O que garantia o resultado era a cara de pau, o olhar perfeitamente inocente, perdido no ar. Quando o colador surpreendia o professor encarando-o, sempre funcionava dar um sorriso cúmplice, como se estivesse curtindo a prova ou acabado de descobrir a pegadinha.
Há muitas lendas sobre o professor que ficava lendo o jornal e fazia um furo de cigarro para poder flagrar os alunos. Os óculos escuros espelhados eram  mais efetivos e não comprometiam a dignidade do mestre. Eram usados pelo nosso professor de Ciências e o resultado era intimidador.
O verdadeiro profissional, levava a cola pronta. Diga-se de passagem, que sempre que alguém mencionava a palavra cola, era corrigido: cola não, lembrete para a prova. A televisão era a forma mais elaborada dessa arte. Numa caixa de fósforos, sobre dois paus atravessados de lado a lado, era colocada uma tira de papel movida manualmente. O modelo mais sofisticado envolvia uma propulsão automática, à base de gominha, mas eu nunca consegui o segredo de sua fabricação.

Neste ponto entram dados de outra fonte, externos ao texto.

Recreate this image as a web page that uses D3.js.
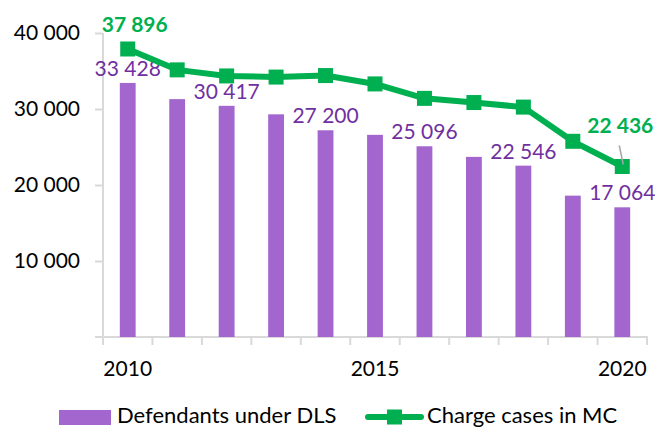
<!DOCTYPE html>
<html>
<head>
<meta charset="utf-8">
<script src="https://cdn.jsdelivr.net/npm/d3@7"></script>
<style>
  body { margin: 0; background: #fff; }
  svg text { font-family: Lato, "Open Sans", sans-serif; }
</style>
</head>
<body>
<svg id="chart" width="655" height="427"></svg>
<script>
// chart data
const years      = [2010, 2011, 2012, 2013, 2014, 2015, 2016, 2017, 2018, 2019, 2020];
const defendants = [33428, 31300, 30417, 29300, 27200, 26600, 25096, 23700, 22546, 18600, 17064];
const charges    = [37896, 35150, 34350, 34200, 34400, 33300, 31400, 30850, 30250, 25750, 22436];
const yTicks     = [10000, 20000, 30000, 40000];
const yearLabels = [2010, 2015, 2020];
const barLabelYears    = [2010, 2012, 2014, 2016, 2018, 2020];
const chargeLabelYears = [2010, 2020];

const purple     = "#a366cf";
const purpleText = "#7030a0";
const green      = "#00b050";
const axisGray   = "#d9d9d9";

const fmt = v => d3.format(",")(v).replace(/,/g, " ");

const svg = d3.select("#chart");

const x = d3.scaleBand()
    .domain(years)
    .range([103, 647])
    .paddingInner(0.68)
    .paddingOuter(0.34);

const y = d3.scaleLinear()
    .domain([0, 40000])
    .range([337, 33]);

const cx = d => x(d) + x.bandwidth() / 2;

// y axis
const yAxis = svg.append("g")
    .attr("transform", "translate(103,0)")
    .call(d3.axisLeft(y).tickValues(yTicks).tickSize(8).tickFormat(fmt));
yAxis.select(".domain").attr("stroke", axisGray).attr("stroke-width", 2)
    .attr("d", "M0," + y(40000) + "V" + y(0));
yAxis.selectAll(".tick line").attr("stroke", axisGray).attr("stroke-width", 2);
yAxis.selectAll(".tick text")
    .attr("x", -23)
    .attr("font-size", 21)
    .attr("fill", "#000");

// x axis, ticks between categories
const step = x.step();
const boundaries = years.map(d => cx(d) - step / 2).concat([cx(years[years.length - 1]) + step / 2]);
const xAxis = svg.append("g");
xAxis.append("line")
    .attr("x1", 95).attr("x2", 648)
    .attr("y1", y(0)).attr("y2", y(0))
    .attr("stroke", axisGray).attr("stroke-width", 2);
xAxis.selectAll("line.tick")
    .data(boundaries)
    .enter()
    .append("line")
    .attr("class", "tick")
    .attr("x1", d => d).attr("x2", d => d)
    .attr("y1", y(0)).attr("y2", y(0) + 8)
    .attr("stroke", axisGray).attr("stroke-width", 2);
xAxis.selectAll("text")
    .data(yearLabels)
    .enter()
    .append("text")
    .attr("x", d => cx(d))
    .attr("y", 376)
    .attr("text-anchor", "middle")
    .attr("font-size", 21)
    .attr("fill", "#000")
    .text(d => d);

// bars
svg.append("g")
    .selectAll("rect")
    .data(years)
    .enter()
    .append("rect")
    .attr("x", d => x(d))
    .attr("width", x.bandwidth())
    .attr("y", (d, i) => y(defendants[i]))
    .attr("height", (d, i) => y(0) - y(defendants[i]))
    .attr("fill", purple);

// bar labels
svg.append("g")
    .selectAll("text")
    .data(barLabelYears)
    .enter()
    .append("text")
    .attr("x", d => cx(d))
    .attr("y", d => y(defendants[years.indexOf(d)]) - 7)
    .attr("text-anchor", "middle")
    .attr("font-size", 21)
    .attr("fill", purpleText)
    .text(d => fmt(defendants[years.indexOf(d)]));

// line
const line = d3.line()
    .x(d => cx(d))
    .y((d, i) => y(charges[i]));

svg.append("path")
    .datum(years)
    .attr("d", line)
    .attr("fill", "none")
    .attr("stroke", green)
    .attr("stroke-width", 6)
    .attr("stroke-linejoin", "round");

svg.append("g")
    .selectAll("rect")
    .data(years)
    .enter()
    .append("rect")
    .attr("x", d => cx(d) - 7.5)
    .attr("y", (d, i) => y(charges[i]) - 7.5)
    .attr("width", 15)
    .attr("height", 15)
    .attr("fill", green);

// leader line for last label
const last = years[years.length - 1];
svg.append("line")
    .attr("x1", cx(last) - 3).attr("y1", y(charges[charges.length - 1]) - 21)
    .attr("x2", cx(last) + 1).attr("y2", y(charges[charges.length - 1]) - 2)
    .attr("stroke", "#a6a6a6").attr("stroke-width", 1.5);

// line labels
svg.append("g")
    .selectAll("text")
    .data(chargeLabelYears)
    .enter()
    .append("text")
    .attr("x", (d, i) => i === 0 ? cx(d) + 7 : cx(d) - 2)
    .attr("y", (d, i) => y(charges[years.indexOf(d)]) - (i === 0 ? 17 : 33))
    .attr("text-anchor", "middle")
    .attr("font-size", 21)
    .attr("font-weight", "bold")
    .attr("fill", green)
    .text(d => fmt(charges[years.indexOf(d)]));

// legend
const legend = svg.append("g");
legend.append("rect")
    .attr("x", 59).attr("y", 410)
    .attr("width", 52).attr("height", 15)
    .attr("fill", purple);
legend.append("text")
    .attr("x", 117).attr("y", 423)
    .attr("font-size", 22)
    .attr("fill", "#000")
    .text("Defendants under DLS");
legend.append("line")
    .attr("x1", 368).attr("x2", 421)
    .attr("y1", 417).attr("y2", 417)
    .attr("stroke", green).attr("stroke-width", 6)
    .attr("stroke-linecap", "round");
legend.append("rect")
    .attr("x", 387).attr("y", 409.5)
    .attr("width", 15).attr("height", 15)
    .attr("fill", green);
legend.append("text")
    .attr("x", 427).attr("y", 423)
    .attr("font-size", 22)
    .attr("fill", "#000")
    .text("Charge cases in MC");
</script>
</body>
</html>
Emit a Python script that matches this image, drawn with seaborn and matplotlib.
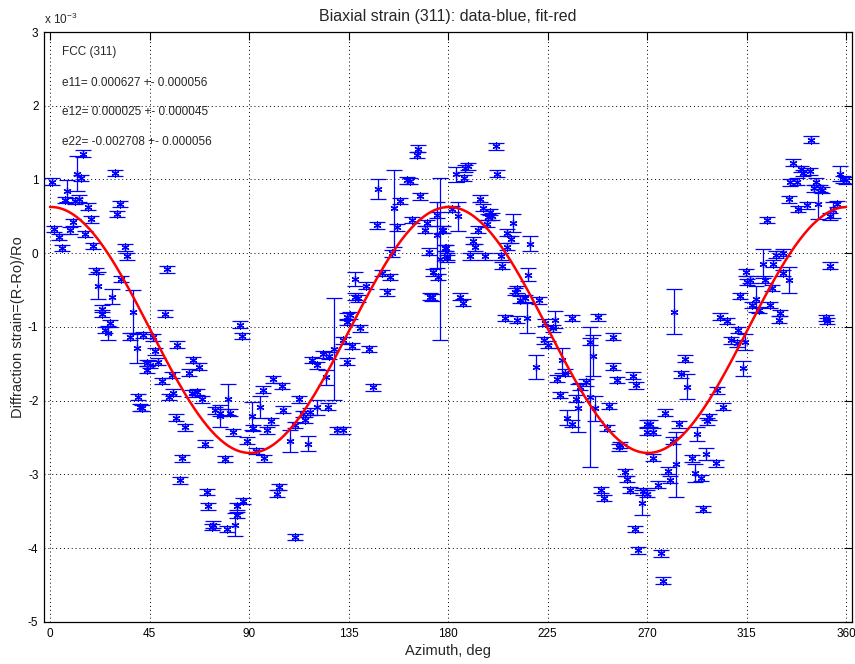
import numpy as np
import pandas as pd
import matplotlib
matplotlib.use("Agg")
import matplotlib.pyplot as plt
import seaborn as sns

# ---------------- data (strain in units of 1e-3) ----------------
azimuth = [
    0.8, 14.8, 12.0, 13.9, 29.3, 7.8, 6.8, 11.3, 13.3, 17.3, 31.7, 30.2, 18.4, 10.3, 1.8, 9.0,
    15.8, 4.2, 19.3, 5.3, 33.9, 35.0, 20.8, 21.9, 32.1, 27.9, 23.4, 23.4, 27.1, 24.9, 26.4, 37.7,
    36.2, 39.2, 42.2, 43.7, 44.0, 39.9, 40.7,
    52.8, 52.0, 46.7, 57.6, 47.5, 49.0, 45.2, 64.8, 67.5, 63.0, 55.0, 50.5, 55.8, 54.0, 64.1,
    66.3, 68.6, 41.5, 57.0, 61.1, 74.6, 76.9, 80.6, 81.4, 76.9, 82.9, 89.0, 70.1, 59.6, 79.1,
    85.9, 86.7, 58.8, 70.9, 71.6, 87.4, 84.4, 73.1, 73.9, 79.9, 83.7, 84.4,
    128.4, 134.2, 134.5, 132.7, 134.2, 123.3, 126.3, 120.9, 118.3, 124.8, 100.7, 104.8, 96.2,
    112.8, 95.0, 120.9, 125.9, 117.6, 91.2, 105.5, 114.6, 99.8, 115.3, 91.9, 98.0, 110.8, 129.7,
    108.5, 116.8, 93.2, 96.8, 103.7, 102.8, 110.8,
    166.6, 165.8, 161.3, 162.8, 148.5, 158.3, 167.4, 155.6, 147.8, 156.8, 163.6, 170.6, 169.6,
    174.9, 177.2, 154.5, 171.6, 179.1, 179.7, 137.9, 150.0, 153.8, 142.9, 175.6, 173.4, 137.9,
    139.4, 152.3, 171.9, 135.7, 140.2, 136.5, 144.4, 146.2, 132.7, 176.4, 174.9, 184.7,
    201.7, 189.2, 187.7, 183.6, 187.3, 202.3, 194.5, 196.0, 199.0, 199.8, 198.2, 181.7, 209.5,
    197.5, 193.7, 206.5, 208.3, 217.1, 191.5, 192.2, 206.5, 177.6, 178.7, 179.4, 190.0, 196.7,
    203.8, 204.2, 216.3, 211.1, 185.4, 186.6, 212.6, 214.8, 221.3, 205.8, 211.4, 215.9, 223.9,
    172.6, 210.3, 219.9,
    228.4, 235.9, 248.0, 227.6, 223.4, 225.4, 244.2, 254.5, 245.4, 231.4, 232.9, 229.2, 254.5,
    256.3, 263.5, 265.0, 242.2, 239.9, 230.7, 237.9, 239.0, 253.0, 233.7, 246.5, 244.0, 235.9,
    251.8, 257.8, 257.1, 260.1, 260.8, 262.3, 249.1, 250.6, 267.6, 268.3, 269.8, 264.6, 266.1,
    269.9, 270.2,
    314.8, 315.1, 312.1, 303.0, 306.3, 311.3, 307.9, 310.6, 282.2, 287.2, 285.2, 288.2, 313.6,
    301.5, 304.2, 278.2, 297.8, 297.0, 271.4, 284.5, 272.6, 292.6, 281.6, 296.6, 290.2, 301.2,
    272.9, 283.2, 279.6, 291.8, 294.3, 280.5, 274.8, 295.2, 276.2, 277.4,
    344.0, 336.2, 339.5, 340.7, 343.7, 357.3, 358.8, 360.0, 334.7, 337.7, 346.5, 345.7, 348.4,
    349.1, 334.0, 342.2, 338.5, 347.1, 355.9, 354.1, 352.6, 324.4, 331.6, 328.3, 352.8, 322.3,
    327.1, 316.7, 323.5, 331.4, 334.0, 326.4, 319.4, 317.4, 325.4, 320.5, 330.3, 329.6, 351.0,
    351.6, 314.4,
]
strain = [
    0.97, 1.35, 1.08, 1.02, 1.09, 0.84, 0.72, 0.71, 0.74, 0.63, 0.67, 0.53, 0.46, 0.42, 0.33, 0.31,
    0.26, 0.22, 0.10, 0.07, 0.08, -0.04, -0.24, -0.44, -0.35, -0.59, -0.75, -0.82, -0.95, -1.04, -1.08, -0.79,
    -1.13, -1.29, -1.11, -1.49, -1.58, -1.95, -2.09,
    -0.22, -0.82, -1.14, -1.24, -1.33, -1.47, -1.51, -1.45, -1.54, -1.62, -1.65, -1.73, -1.89, -1.95, -1.90,
    -1.88, -1.98, -2.10, -2.23, -2.36, -2.13, -2.16, -1.98, -2.16, -2.21, -2.43, -2.54, -2.58, -2.78, -2.79,
    -0.97, -1.12, -3.08, -3.24, -3.43, -3.36, -3.43, -3.71, -3.68, -3.74, -3.68, -3.55,
    -1.30, -0.93, -0.86, -1.18, -1.47, -1.37, -1.39, -1.52, -1.45, -1.68, -1.71, -1.80, -1.85,
    -1.98, -2.08, -2.09, -2.08, -2.15, -2.21, -2.12, -2.18, -2.28, -2.26, -2.37, -2.40, -2.33, -2.40,
    -2.55, -2.58, -2.68, -2.78, -3.17, -3.26, -3.85,
    1.42, 1.33, 0.99, 0.98, 0.87, 0.71, 0.77, 0.61, 0.38, 0.35, 0.45, 0.41, 0.32,
    0.52, 0.32, 0.00, 0.02, 0.07, -0.07, -0.35, -0.27, -0.32, -0.44, -0.32, -0.26, -0.59,
    -0.61, -0.53, -0.59, -0.84, -1.02, -1.26, -1.30, -1.82, -2.40, -0.08, 0.25, 0.50,
    1.45, 1.18, 1.15, 1.07, 1.02, 1.08, 0.74, 0.62, 0.56, 0.50, 0.49, 0.60, 0.41,
    0.40, 0.32, 0.28, 0.19, 0.13, 0.17, 0.08, 0.09, 0.32, 0.07, -0.04, -0.04, -0.04,
    -0.04, -0.17, -0.29, -0.49, -0.59, -0.67, -0.63, -0.61, -0.64, -0.88, -0.90, -0.88, -0.94,
    -0.60, -0.52, -1.54,
    -0.90, -0.88, -0.87, -1.02, -1.18, -1.24, -1.20, -1.13, -1.39, -1.45, -1.62, -1.70, -1.54,
    -1.72, -1.66, -1.79, -1.75, -1.81, -1.92, -1.97, -2.10, -2.07, -2.23, -2.10, -1.95, -2.31,
    -2.37, -2.60, -2.63, -2.97, -3.06, -3.21, -3.21, -3.32, -3.38, -3.23, -3.26, -3.74, -4.03,
    -2.31, -2.42,
    -0.26, -0.39, -0.58, -0.86, -0.92, -1.04, -1.18, -1.22, -0.79, -1.43, -1.64, -1.81, -1.56,
    -1.86, -2.08, -2.16, -2.22, -2.28, -2.31, -2.32, -2.42, -2.45, -2.54, -2.72, -2.78, -2.85,
    -2.77, -2.86, -2.95, -2.98, -3.05, -3.07, -3.14, -3.47, -4.07, -4.44,
    1.54, 1.23, 1.14, 1.09, 1.11, 1.08, 1.00, 0.99, 0.96, 0.97, 0.97, 0.88, 0.88,
    0.86, 0.73, 0.65, 0.60, 0.67, 0.67, 0.59, 0.50, 0.45, 0.01, -0.02, -0.17, -0.14,
    -0.14, -0.36, -0.36, -0.27, -0.36, -0.47, -0.62, -0.70, -0.70, -0.77, -0.81, -0.90, -0.88,
    -0.92, -1.20,
]
# points with a visibly long error bar: (azimuth, strain, half length); all others are small
large_err_azimuth = [12.0, 7.8, 21.9, 27.9, 26.4, 37.7, 39.2, 80.6, 76.9, 83.7,
                     128.4, 124.8, 95.0, 120.9, 91.2, 108.5, 116.8, 148.5, 155.6, 176.4,
                     174.9, 184.7, 137.9, 183.6, 209.5, 217.1, 216.3, 215.9, 219.9, 228.4,
                     245.4, 231.4, 239.0, 233.7, 246.5, 244.0, 267.6, 282.2, 288.2, 313.6,
                     292.6, 296.6, 283.2, 291.8, 357.3, 347.1, 354.1, 322.3, 334.0, 319.4,
                     314.4]
large_err_strain = [1.08, 0.84, -0.44, -0.59, -1.08, -0.79, -1.29, -1.98, -2.21, -3.68,
                    -1.30, -1.68, -2.08, -2.09, -2.21, -2.55, -2.58, 0.87, 0.61, -0.08,
                    0.25, 0.50, -0.35, 1.07, 0.41, 0.13, -0.29, -0.88, -1.54, -0.90,
                    -1.39, -1.45, -2.10, -2.23, -2.10, -1.95, -3.38, -0.79, -1.81, -1.56,
                    -2.45, -2.72, -2.86, -2.98, 1.08, 0.67, 0.59, -0.14, -0.36, -0.62,
                    -1.20]
large_err_size = [0.24, 0.15, 0.18, 0.10, 0.10, 0.29, 0.20, 0.21, 0.15, 0.16,
                  0.69, 0.10, 0.15, 0.10, 0.19, 0.15, 0.10, 0.13, 0.52, 1.10,
                  0.45, 0.20, 0.10, 0.10, 0.12, 0.10, 0.09, 0.20, 0.16, 0.12,
                  0.28, 0.17, 0.33, 0.10, 0.17, 0.95, 0.17, 0.30, 0.17, 0.10,
                  0.10, 0.08, 0.44, 0.12, 0.10, 0.20, 0.11, 0.20, 0.18, 0.18,
                  0.11]
error_default = 0.045

# fit parameters (from the chart annotation)
e11, e11_err = 0.000627, 0.000056
e12, e12_err = 0.000025, 0.000045
e22, e22_err = -0.002708, 0.000056

x_ticks = [0, 45, 90, 135, 180, 225, 270, 315, 360]
y_ticks = [-5, -4, -3, -2, -1, 0, 1, 2, 3]

# ---------------- derived ----------------
azimuth = np.array(azimuth)
strain = np.array(strain)
errors = np.full(len(azimuth), error_default)
for x0, y0, e in zip(large_err_azimuth, large_err_strain, large_err_size):
    d = (azimuth - x0) ** 2 + ((strain - y0) * 30) ** 2
    errors[int(np.argmin(d))] = e

fit_phi = np.linspace(0, 360, 361)
ph = np.deg2rad(fit_phi)
fit_strain = (e11 * np.cos(ph) ** 2 + e12 * np.sin(2 * ph) + e22 * np.sin(ph) ** 2) * 1e3

# ---------------- plotting ----------------
sns.set_style("white")
plt.rcParams["font.family"] = ["Liberation Sans", "DejaVu Sans"]
plt.rcParams["mathtext.fontset"] = "custom"
plt.rcParams["mathtext.rm"] = "Liberation Sans"

fig = plt.figure(figsize=(8.55, 6.64), dpi=100)
ax = fig.add_axes([0.0515, 0.0633, 0.945, 0.8885])

blue = "#0000FF"
df = pd.DataFrame({"azimuth": azimuth, "strain": strain})
fit_df = pd.DataFrame({"azimuth": fit_phi, "strain": fit_strain})

ax.errorbar(azimuth, strain, yerr=errors, fmt="none", ecolor=blue,
            elinewidth=0.9, capsize=5.5, capthick=0.9, zorder=2)
sns.scatterplot(data=df, x="azimuth", y="strain", marker=(6, 2, 0), s=26,
                color=blue, edgecolor=blue, linewidth=0.9, ax=ax, zorder=3, legend=False)
sns.lineplot(data=fit_df, x="azimuth", y="strain", color="red", linewidth=1.8,
             ax=ax, zorder=4, legend=False)

ax.set_xlim(-2.7, 362.7)
ax.set_ylim(-5, 3)
ax.set_xticks(x_ticks)
ax.set_yticks(y_ticks)
ax.set_xticklabels([str(t) for t in x_ticks])
ax.set_yticklabels([str(t) for t in y_ticks])
ax.grid(True, linestyle=(0, (1, 3)), color="black", linewidth=0.7)
ax.tick_params(direction="in", length=6, width=0.8, top=True, right=True,
               labelsize=8.5, colors="black", pad=4)
for sp in ax.spines.values():
    sp.set_visible(True)
    sp.set_color("black")
    sp.set_linewidth(0.9)

ax.set_xlabel("Azimuth, deg", fontsize=10.5, labelpad=3)
ax.set_ylabel("Diffraction strain=(R-Ro)/Ro", fontsize=10.5, labelpad=2)
ax.set_title("Biaxial strain (311): data-blue, fit-red", fontsize=11.5, pad=8)
ax.text(0.0, 1.008, r"x 10$^{-3}$", transform=ax.transAxes, fontsize=8.5,
        ha="left", va="bottom")

ax.text(5.5, 2.73, "FCC (311)", fontsize=8.5, va="center")
ax.text(5.5, 2.31, f"e11= {e11:.6f} +- {e11_err:.6f}", fontsize=8.5, va="center")
ax.text(5.5, 1.91, f"e12= {e12:.6f} +- {e12_err:.6f}", fontsize=8.5, va="center")
ax.text(5.5, 1.51, f"e22= {e22:.6f} +- {e22_err:.6f}", fontsize=8.5, va="center")

fig.savefig("out.png", dpi=100)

Em compensação, desenvolvi um modelo próprio, com tiras bem finas e compridas. Elas eram dobradas ao meio, no sentido do comprimento e depois mais uma vez ficando em formato de seta, como quem vai fazer um avião de papel. Dava um pouco de trabalho, mas era possível folheá-lo, com se fosse um pequeno livro.
No último ano eu simplesmente trocava de prova com um colega, ou então fazia a cola sincronizada. Cada vez que o professor passava pela minha fileira e me dava as costas, eu consultava o lembrete. Quando as coisas estavam apertadas, nós fazíamos uma junta de alunos, que ficava lá embaixo, mandávamos a prova para fora da sala, e depois recebíamos as provas já feitas. Uma dessas, que ficou na história, foi numa prova de matemática. A professora, desesperada, não deixava ninguém entrar na sala. Colocamos o maço dentro da capa de um disco e pedimos para um aluno de outra sala que fosse devolvê-lo. Funcionou.
De qualquer maneira, a minha carreira se deve muito mais ao acaso do que a uma verdadeira vocação. O professor de latim era o Sardinha: Latim é língua morta e Sardinha é peixe fresco. Eu detestava aquelas declinações e estava sem média na matéria. Rosa, rosa, rosae ... e acabou o meu latim. Pedi a um colega que já havia entregue a prova, que me passasse a sua televisão. Minha cara deveria ser de culpado e eu me distraí consultando o lembrete. Tomei um susto quando o professor me chamou e pediu que trocasse de carteira. Poderia ter me dado um zero, com direito à suspensão. Saiu barato. Joguei  a televisão para debaixo da carteira, mudei de lugar e voltei a suar com as declinações. Me ferrei, é claro. Aquele foi um momento crítico:se houvesse sido punido, não teria continuado a colar. Daí para a frente, aprendi a dominar os nervos e fui me aprimorando na arte.